The volume of residential transactions in the first half of 2013 in Hong Kong dropped 32.1% year on year, according to Land Registry but prices are stable.

The lowest sales volumes so far this year was recorded in April, when only 3,427 transactions were recorded, lower than the SARS affected period of 2003, says the July monthly report from Knight Frank.

Transactions in the secondary market dropped a substantial 38.8% year on year, in the first five months of 2013. However, after the government announced an interim scheme to allow eligible applicants’ to buy second hand Home Ownership Scheme (HOS) flats without paying the usual premium, the HOS and public housing market was stimulated.

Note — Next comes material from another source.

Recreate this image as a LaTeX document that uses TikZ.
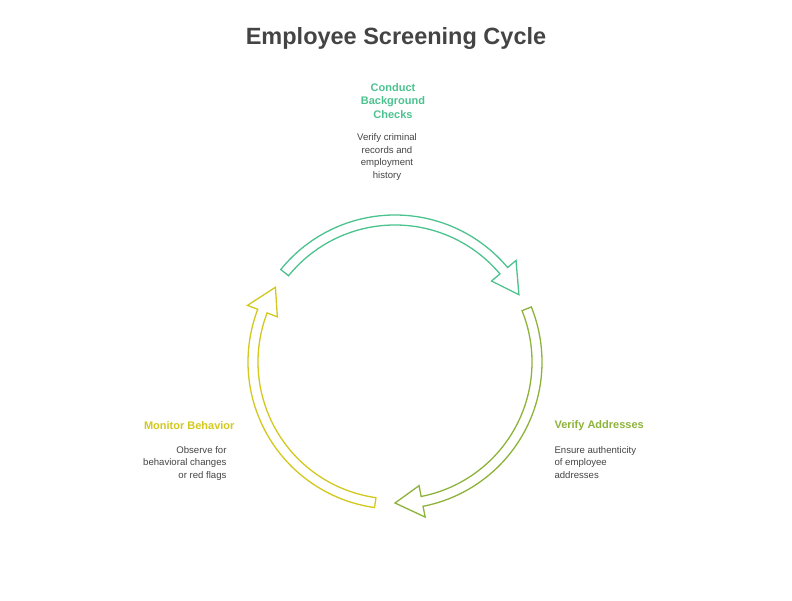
\documentclass[tikz,border=0pt]{standalone}
\usepackage{fontspec}
\setmainfont{Liberation Sans}
\definecolor{cg}{HTML}{4CC28F}
\definecolor{cl}{HTML}{8DB33A}
\definecolor{cy}{HTML}{D2C81E}
\definecolor{tx}{HTML}{444444}
\tikzset{
  band/.style={draw=#1, line width=1.3pt, fill=white, line join=miter},
  head/.style={font=\bfseries\fontsize{11}{13.5}\selectfont, text=#1, align=center},
  desc/.style={font=\fontsize{9.6}{12.5}\selectfont, text=tx}
}
\begin{document}
\begin{tikzpicture}[x=1pt,y=1pt]
\useasboundingbox (0,0) rectangle (792,601);
\node[font=\bfseries\fontsize{23.5}{27}\selectfont, text=tx] (title) at (396,563) {Employee Screening Cycle};
\begin{scope}[shift={(395,239)}]
\draw[band=cg] (141:147) arc(141:40:147) -- (40:158) -- (28.5:141) -- (40:126) -- (40:137) arc(40:141:137) -- cycle;
\draw[band=cl] (22:147) arc(22:-79:147) -- (-79:158) -- (-90:141) -- (-79:126) -- (-79:137) arc(-79:22:137) -- cycle;
\draw[band=cy] (-98:147) arc(-98:-201:147) -- (-201:158) -- (-212:141) -- (-201:126) -- (-201:137) arc(-201:-98:137) -- cycle;
\end{scope}
\node[head=cg] (h1) at (393,500) {Conduct\\Background\\Checks};
\node[desc, align=center] (d1) at (387,444) {Verify criminal\\records and\\employment\\history};
\node[head=cl, anchor=west] (h2) at (551,175) {Verify Addresses};
\node[desc, align=left, anchor=north west] (d2) at (551,158) {Ensure authenticity\\of employee\\addresses};
\node[head=cy, anchor=east] (h3) at (238,175) {Monitor Behavior};
\node[desc, align=right, anchor=north east] (d3) at (230,158) {Observe for\\behavioral changes\\or red flags};
\end{tikzpicture}
\end{document}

Data from the Land Registry show that more than 75% of flats sold in June were small to medium sized units costing less than HK$5 million.
The report points out that in the first hand property market, the government announced that the presale period for uncompleted flats would be extended from 20 months to 30 months, meaning developers will be allowed to pre-sell unfinished projects 10 months earlier, to meet market demand. The change, which took effect in this month, is not expected to affect the demand and supply situation, as it will not increase actual supply volume.

Less than 500 units have been available for sale since the Residential Properties (First-hand Sales) Ordinance came into effect. ‘We believe more flats will be available in the coming months when developers, keen to accelerate sales in the second half of the year to fulfil annual sales targets, launch or re-launch projects after having modified or prepared their marketing materials to comply with the ordinance,’ says the report.

Even though the residential transaction volume dropped substantially in the first half of the year, prices showed no significant change. ‘Our records show that luxury prices dipped only 2.2% in April, but have since remained stable,’ the report adds.

However, long term investors and foreign buyers have been staying away from the market, which is now dominated by first time buyers and end users. ‘We expect this smaller customer pool to cause residential sales to fall about 10% this year, with mass residential prices dropping around 10% and prices in the more resilient luxury sector falling 5%,’ says Knight Frank.

There were a number of residential sales transactions worth over HK$100 million in June. A number of large houses were leased on the Peak and in Island South last month. Both the Peak and Mid-Levels recorded slight increases in luxury home rents last month. Jardine’s Lookout/Happy Valley recorded the largest drop in rents among major luxury residential districts.
 
Meanwhile, in the commercial sector the Grade-A office sales market remained quiet in June, but a few major transactions took place. The 12,790 square foot 38thfloor of Lippo Centre in Admiralty and the third to sixth floors of Citibank Plaza in Central totalling 66,317 square feet were both sold for over HK$30,000 per square foot.

However, grade A office prices in all major business districts dipped another 0.4% in June. They dropped about 2% in the second quarter of 2013.

The leasing sector remained stable, with transactions continuing to involve mainly relocation and renewal. Limited supply, exacerbated by increased relocation demand triggered by the redevelopment of Sunning Plaza in Causeway Bay and three Innotech buildings in Quarry Bay, placed mobility constraints on tenants, says the report.

With tenants continuing to take cost cutting measures, spaces with monthly rents of between HK$40 and HK$60 per square foot were in high demand for relocation purposes. Leasing activity was the most active at 28 Hennessey Road and Hysan Place in Causeway Bay and One Island East in Quarry Bay.

Major leasing transactions last month included a 17,520 square foot space at United Centrein Admiralty and a 10,231 square foot unit in Millennium Tower in Kwun Tong.

Grade A office rents in major business districts remained stable in June. They dipped about 2% in the first half of 2013.
In the office sales sector, the number of transactions has dipped dramatically since the implementation of the double stamp duty in February 2013. According to the Rating and Valuation Department, transactions fell from 412 in February to78 in April and the figure is expected to remain low in the coming months.

Central’s grade A office rents remained virtually unchanged in June and Knight Frank believed that they will remain largely stable in 2013.

The gap in rents between Hong Kong Island and Kowloon East is narrowing, as rents in Kowloon East have risen significantly following robust relocation activity in the past few years.

‘This gap reduction is expected to discourage Hong Kong Island tenants from relocating to Kowloon East, so we expect rents in Kowloon East to hover at their current levels until the end of 2013,’ the report explains.